The City Council voted to establish a reinvestment housing incentive district (RHID) for L.B. Lots LLC (Lawrence Bay) on Aug. 12 after a contentious public hearing in which opponents warned the deal would redirect tax revenue and relieve a developer of prior financial obligations.
At the hearing Danielle Tremlo, a resident and community advocate, urged the council to reject the RHID and described a wide-ranging financial picture that she said advantages the developer at taxpayers' expense. Tremlo asserted the developer had outstanding special assessments on many properties and said the RHID and CID structure would shift costs to future homeowners. "This shifts this money to the special assessments to future homeowners avoiding any responsibility," Tremlo said; she also said the city's financial-adviser report contained cautionary language about the application's lack of third-party guarantees or evidence of private financing.

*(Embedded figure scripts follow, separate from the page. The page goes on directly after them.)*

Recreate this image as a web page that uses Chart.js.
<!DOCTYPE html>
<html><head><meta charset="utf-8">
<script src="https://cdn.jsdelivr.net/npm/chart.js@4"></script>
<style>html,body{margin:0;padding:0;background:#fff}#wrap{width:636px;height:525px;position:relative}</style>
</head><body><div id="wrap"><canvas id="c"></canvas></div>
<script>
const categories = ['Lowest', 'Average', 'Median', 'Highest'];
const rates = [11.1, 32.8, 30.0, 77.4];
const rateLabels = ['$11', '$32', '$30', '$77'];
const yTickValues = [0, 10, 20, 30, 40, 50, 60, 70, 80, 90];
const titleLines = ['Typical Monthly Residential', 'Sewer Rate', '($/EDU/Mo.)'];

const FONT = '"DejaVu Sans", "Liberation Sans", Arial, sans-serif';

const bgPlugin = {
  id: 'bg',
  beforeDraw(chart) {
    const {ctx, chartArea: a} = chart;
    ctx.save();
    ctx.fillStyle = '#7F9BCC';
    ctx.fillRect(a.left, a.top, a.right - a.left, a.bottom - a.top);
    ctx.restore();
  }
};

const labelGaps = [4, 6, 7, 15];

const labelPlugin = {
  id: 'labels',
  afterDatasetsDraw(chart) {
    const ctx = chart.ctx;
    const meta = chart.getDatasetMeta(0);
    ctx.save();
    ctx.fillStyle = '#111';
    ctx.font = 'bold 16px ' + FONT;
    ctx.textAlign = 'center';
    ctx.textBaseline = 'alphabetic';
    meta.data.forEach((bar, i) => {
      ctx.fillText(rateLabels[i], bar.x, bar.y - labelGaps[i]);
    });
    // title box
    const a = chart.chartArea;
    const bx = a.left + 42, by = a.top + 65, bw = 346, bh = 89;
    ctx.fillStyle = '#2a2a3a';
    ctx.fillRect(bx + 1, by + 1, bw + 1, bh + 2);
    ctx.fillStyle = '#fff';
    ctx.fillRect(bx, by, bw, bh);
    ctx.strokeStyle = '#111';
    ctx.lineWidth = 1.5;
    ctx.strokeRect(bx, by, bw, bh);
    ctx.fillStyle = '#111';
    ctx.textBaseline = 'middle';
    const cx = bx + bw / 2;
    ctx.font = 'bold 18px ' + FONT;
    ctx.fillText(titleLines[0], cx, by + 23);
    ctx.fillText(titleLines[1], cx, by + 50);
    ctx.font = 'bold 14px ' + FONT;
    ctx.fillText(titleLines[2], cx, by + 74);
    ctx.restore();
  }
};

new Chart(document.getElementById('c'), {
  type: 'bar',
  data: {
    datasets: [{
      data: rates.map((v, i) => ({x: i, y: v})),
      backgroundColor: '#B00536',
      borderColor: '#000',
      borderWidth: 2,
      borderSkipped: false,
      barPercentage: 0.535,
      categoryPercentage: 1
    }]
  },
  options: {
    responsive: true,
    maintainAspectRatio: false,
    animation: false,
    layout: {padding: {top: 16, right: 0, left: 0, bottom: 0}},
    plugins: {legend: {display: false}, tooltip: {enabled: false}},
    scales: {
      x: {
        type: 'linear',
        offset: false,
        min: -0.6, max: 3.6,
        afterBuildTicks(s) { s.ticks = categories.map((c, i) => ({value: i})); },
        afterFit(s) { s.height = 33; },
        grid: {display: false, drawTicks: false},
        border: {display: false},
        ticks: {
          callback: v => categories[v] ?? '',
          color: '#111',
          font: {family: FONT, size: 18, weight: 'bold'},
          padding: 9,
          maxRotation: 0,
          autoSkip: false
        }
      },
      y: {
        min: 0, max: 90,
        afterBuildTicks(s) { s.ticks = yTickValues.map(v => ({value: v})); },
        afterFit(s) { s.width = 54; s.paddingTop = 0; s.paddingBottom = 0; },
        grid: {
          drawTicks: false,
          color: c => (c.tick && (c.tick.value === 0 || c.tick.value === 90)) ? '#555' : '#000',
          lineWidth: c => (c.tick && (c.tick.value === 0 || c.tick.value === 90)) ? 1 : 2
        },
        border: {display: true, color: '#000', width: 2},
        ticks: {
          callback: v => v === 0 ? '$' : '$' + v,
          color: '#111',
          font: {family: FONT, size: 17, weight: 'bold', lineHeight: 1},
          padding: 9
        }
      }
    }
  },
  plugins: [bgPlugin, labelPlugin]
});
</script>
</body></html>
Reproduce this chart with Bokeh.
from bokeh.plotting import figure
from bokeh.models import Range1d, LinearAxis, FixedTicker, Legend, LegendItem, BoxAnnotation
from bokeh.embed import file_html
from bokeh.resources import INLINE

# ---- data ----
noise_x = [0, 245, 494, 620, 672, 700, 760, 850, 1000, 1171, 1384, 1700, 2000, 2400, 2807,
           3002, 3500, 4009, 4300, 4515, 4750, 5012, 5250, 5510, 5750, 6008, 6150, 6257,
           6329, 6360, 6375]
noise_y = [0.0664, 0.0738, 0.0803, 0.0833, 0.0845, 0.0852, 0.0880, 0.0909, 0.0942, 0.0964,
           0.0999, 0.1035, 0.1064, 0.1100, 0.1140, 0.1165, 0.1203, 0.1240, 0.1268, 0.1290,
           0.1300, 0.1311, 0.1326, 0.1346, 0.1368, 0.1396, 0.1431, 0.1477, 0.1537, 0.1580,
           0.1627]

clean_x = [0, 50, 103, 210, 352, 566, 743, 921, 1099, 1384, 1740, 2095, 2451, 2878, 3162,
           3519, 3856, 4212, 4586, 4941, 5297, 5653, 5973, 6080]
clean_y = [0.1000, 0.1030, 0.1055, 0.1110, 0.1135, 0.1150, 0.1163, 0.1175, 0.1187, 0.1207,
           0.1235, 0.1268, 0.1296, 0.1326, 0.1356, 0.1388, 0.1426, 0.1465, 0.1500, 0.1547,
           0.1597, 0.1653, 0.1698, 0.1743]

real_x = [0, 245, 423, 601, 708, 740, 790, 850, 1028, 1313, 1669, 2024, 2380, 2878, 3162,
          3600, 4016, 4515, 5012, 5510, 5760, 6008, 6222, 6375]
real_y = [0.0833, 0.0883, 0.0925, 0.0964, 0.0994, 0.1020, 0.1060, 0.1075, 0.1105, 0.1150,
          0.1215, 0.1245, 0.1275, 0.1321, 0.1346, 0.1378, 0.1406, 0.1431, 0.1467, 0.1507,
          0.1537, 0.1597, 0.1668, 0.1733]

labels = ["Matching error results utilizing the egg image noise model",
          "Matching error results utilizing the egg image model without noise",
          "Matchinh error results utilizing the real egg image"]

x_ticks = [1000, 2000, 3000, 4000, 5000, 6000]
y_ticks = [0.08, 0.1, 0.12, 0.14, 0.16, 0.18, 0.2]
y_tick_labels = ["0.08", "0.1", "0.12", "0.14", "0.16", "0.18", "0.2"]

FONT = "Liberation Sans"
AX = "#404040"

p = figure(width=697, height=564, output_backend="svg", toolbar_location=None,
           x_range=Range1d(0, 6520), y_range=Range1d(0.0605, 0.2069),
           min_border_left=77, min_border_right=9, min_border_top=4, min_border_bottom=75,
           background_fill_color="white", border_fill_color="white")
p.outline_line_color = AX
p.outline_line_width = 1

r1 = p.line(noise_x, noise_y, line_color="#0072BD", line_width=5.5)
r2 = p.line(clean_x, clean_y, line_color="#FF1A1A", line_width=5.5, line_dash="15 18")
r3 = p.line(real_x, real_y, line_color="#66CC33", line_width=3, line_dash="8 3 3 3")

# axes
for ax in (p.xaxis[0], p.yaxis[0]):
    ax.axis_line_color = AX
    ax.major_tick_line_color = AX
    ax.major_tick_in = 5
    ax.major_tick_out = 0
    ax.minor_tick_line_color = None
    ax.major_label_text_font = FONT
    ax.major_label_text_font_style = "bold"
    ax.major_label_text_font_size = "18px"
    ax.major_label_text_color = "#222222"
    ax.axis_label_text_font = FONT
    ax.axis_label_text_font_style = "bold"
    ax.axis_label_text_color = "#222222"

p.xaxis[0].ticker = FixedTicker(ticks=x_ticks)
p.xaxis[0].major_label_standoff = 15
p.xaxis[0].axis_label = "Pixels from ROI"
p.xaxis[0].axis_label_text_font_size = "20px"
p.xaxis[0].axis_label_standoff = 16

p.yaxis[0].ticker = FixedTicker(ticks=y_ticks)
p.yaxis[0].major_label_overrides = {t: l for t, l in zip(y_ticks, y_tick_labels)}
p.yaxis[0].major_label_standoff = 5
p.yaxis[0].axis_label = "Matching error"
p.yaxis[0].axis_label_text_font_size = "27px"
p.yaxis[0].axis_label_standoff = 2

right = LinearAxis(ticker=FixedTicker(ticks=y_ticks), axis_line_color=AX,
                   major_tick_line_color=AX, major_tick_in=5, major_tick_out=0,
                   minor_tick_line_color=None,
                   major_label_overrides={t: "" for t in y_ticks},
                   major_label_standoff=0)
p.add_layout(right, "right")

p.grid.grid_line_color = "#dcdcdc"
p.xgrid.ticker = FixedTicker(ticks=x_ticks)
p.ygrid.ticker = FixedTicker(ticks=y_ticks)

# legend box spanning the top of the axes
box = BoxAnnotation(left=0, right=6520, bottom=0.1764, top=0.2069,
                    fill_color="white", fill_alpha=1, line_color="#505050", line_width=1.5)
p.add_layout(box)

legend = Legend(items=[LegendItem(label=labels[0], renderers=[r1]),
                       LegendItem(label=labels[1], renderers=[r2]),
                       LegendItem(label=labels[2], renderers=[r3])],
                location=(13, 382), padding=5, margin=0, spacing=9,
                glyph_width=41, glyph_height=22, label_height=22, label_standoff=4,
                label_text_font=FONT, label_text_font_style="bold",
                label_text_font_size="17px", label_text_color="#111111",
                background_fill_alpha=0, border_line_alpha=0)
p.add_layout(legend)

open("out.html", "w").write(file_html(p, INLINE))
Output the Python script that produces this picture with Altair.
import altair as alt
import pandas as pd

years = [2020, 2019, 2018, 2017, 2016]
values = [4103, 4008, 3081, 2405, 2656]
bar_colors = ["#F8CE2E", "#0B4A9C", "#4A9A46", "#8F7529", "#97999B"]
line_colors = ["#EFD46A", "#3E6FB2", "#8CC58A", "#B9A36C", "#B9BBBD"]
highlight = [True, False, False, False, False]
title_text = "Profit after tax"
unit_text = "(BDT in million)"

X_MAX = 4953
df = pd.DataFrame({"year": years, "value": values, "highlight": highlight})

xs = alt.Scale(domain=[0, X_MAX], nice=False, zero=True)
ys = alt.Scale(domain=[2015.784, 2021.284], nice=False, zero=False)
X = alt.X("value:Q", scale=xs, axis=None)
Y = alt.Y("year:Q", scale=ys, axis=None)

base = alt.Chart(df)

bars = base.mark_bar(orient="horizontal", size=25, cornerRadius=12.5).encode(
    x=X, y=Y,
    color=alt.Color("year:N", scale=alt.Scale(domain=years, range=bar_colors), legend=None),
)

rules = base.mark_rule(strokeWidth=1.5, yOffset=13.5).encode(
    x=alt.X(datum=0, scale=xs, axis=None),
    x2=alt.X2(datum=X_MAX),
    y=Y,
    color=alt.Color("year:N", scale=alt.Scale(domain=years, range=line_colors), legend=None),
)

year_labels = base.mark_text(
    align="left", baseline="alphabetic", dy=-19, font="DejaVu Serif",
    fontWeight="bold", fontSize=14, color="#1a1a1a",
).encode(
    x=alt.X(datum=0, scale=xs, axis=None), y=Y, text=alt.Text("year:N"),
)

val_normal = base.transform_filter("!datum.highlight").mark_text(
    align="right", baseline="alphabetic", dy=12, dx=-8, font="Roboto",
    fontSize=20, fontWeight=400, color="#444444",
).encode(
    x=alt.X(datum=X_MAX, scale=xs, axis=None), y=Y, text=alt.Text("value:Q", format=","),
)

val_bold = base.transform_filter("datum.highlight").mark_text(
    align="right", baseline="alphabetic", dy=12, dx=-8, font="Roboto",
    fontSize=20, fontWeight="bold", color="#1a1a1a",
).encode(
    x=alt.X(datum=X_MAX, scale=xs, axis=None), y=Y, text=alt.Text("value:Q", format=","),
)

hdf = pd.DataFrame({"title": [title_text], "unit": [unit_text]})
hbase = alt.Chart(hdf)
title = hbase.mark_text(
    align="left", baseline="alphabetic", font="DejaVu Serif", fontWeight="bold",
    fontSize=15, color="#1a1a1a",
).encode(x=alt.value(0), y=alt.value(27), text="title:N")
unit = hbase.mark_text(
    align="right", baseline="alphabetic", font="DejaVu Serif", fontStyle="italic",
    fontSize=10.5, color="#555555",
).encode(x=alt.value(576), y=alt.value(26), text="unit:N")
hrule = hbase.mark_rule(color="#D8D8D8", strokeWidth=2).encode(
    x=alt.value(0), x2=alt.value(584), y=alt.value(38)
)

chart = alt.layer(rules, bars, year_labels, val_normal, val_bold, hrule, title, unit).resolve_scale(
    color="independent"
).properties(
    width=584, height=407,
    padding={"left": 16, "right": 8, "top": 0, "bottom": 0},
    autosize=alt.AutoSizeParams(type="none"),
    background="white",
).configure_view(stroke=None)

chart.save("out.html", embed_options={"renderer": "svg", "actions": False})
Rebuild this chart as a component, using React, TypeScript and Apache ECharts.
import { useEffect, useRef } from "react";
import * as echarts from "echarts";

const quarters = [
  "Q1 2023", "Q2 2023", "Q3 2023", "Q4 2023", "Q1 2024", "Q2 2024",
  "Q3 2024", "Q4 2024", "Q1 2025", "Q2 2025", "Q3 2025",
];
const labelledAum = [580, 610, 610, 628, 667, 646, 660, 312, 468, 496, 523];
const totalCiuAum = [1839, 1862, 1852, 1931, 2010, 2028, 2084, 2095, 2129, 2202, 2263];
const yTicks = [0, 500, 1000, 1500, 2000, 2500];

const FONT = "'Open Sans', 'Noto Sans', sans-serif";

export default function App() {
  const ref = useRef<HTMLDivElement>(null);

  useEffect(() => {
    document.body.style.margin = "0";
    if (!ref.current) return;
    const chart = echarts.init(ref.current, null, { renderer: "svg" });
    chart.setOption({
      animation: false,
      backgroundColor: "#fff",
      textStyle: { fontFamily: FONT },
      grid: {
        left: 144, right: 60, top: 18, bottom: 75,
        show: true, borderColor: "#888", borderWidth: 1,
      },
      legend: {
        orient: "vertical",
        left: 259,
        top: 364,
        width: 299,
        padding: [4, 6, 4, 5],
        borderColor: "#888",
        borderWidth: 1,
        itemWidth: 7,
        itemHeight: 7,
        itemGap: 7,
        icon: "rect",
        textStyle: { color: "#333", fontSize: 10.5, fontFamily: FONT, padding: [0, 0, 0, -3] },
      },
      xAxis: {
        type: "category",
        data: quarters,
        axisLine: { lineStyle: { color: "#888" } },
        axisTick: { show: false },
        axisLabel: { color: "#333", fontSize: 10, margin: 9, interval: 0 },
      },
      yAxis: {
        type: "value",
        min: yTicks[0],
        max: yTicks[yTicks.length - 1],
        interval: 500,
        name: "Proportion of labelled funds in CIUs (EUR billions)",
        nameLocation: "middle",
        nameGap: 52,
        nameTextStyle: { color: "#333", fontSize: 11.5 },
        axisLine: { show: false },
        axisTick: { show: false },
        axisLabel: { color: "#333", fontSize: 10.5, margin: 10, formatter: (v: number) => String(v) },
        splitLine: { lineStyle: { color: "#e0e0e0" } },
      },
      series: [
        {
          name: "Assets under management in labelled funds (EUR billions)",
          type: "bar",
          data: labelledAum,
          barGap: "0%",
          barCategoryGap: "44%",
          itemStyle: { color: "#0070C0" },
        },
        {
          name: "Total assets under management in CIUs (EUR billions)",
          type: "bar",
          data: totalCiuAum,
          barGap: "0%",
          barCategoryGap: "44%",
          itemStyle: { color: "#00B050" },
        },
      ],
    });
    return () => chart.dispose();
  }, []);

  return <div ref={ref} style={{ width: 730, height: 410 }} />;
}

A city staff presenter summarized the background to the council: the county had prepared to auction parcels in late 2024; the council in September 2024 approved removing a set of 16 lots from tax-foreclosure auction in return for negotiated payment terms and a development agreement. Since March 2025, staff and the developer negotiated a development agreement that the council previously approved. The RHID application seeks to use a portion of future property-tax increments to reimburse vertical construction costs under the terms negotiated in the development agreement.
Staff emphasized three protections included in the RHID ordinance and development agreement: certification of total construction costs supported by paid invoices, proof of sales prices via closing statements when lots are sold, and an annual developer certification (by Jan. 31) showing the developer's effective cap rate will not exceed the 7.5% cap in the development agreement. Staff said those provisions are intended to limit developer returns and protect the city; they described the RHID as the final step in a multi-stage process that included prior council approvals and formation of the related CID.
Council members debated the policy choice. One council member noted that the September 2024 council action had already granted the developer an exception from a city policy that ordinarily prevents RHID awards to parties with outstanding special assessments; staff said they were unaware of other cases where the city granted a similar exception. Another council member and other speakers voiced concern about precedent and the financial implications for the city, schools and other taxing entities if revenue is diverted for incentives.
Council approved the RHID ordinance on a 7-3 vote; Councilmembers Valdivia Acala, Banks and Hofer voted no. Council discussion and the staff presentation noted the RHID's 7.5% cap on developer return, the certification requirements and the city's oversight steps. Opponents said those protections were insufficient and argued the developer had not proven access to private financing or third-party guarantees. Proponents said the RHID was needed to allow the project to proceed and that the negotiated protections limit city exposure.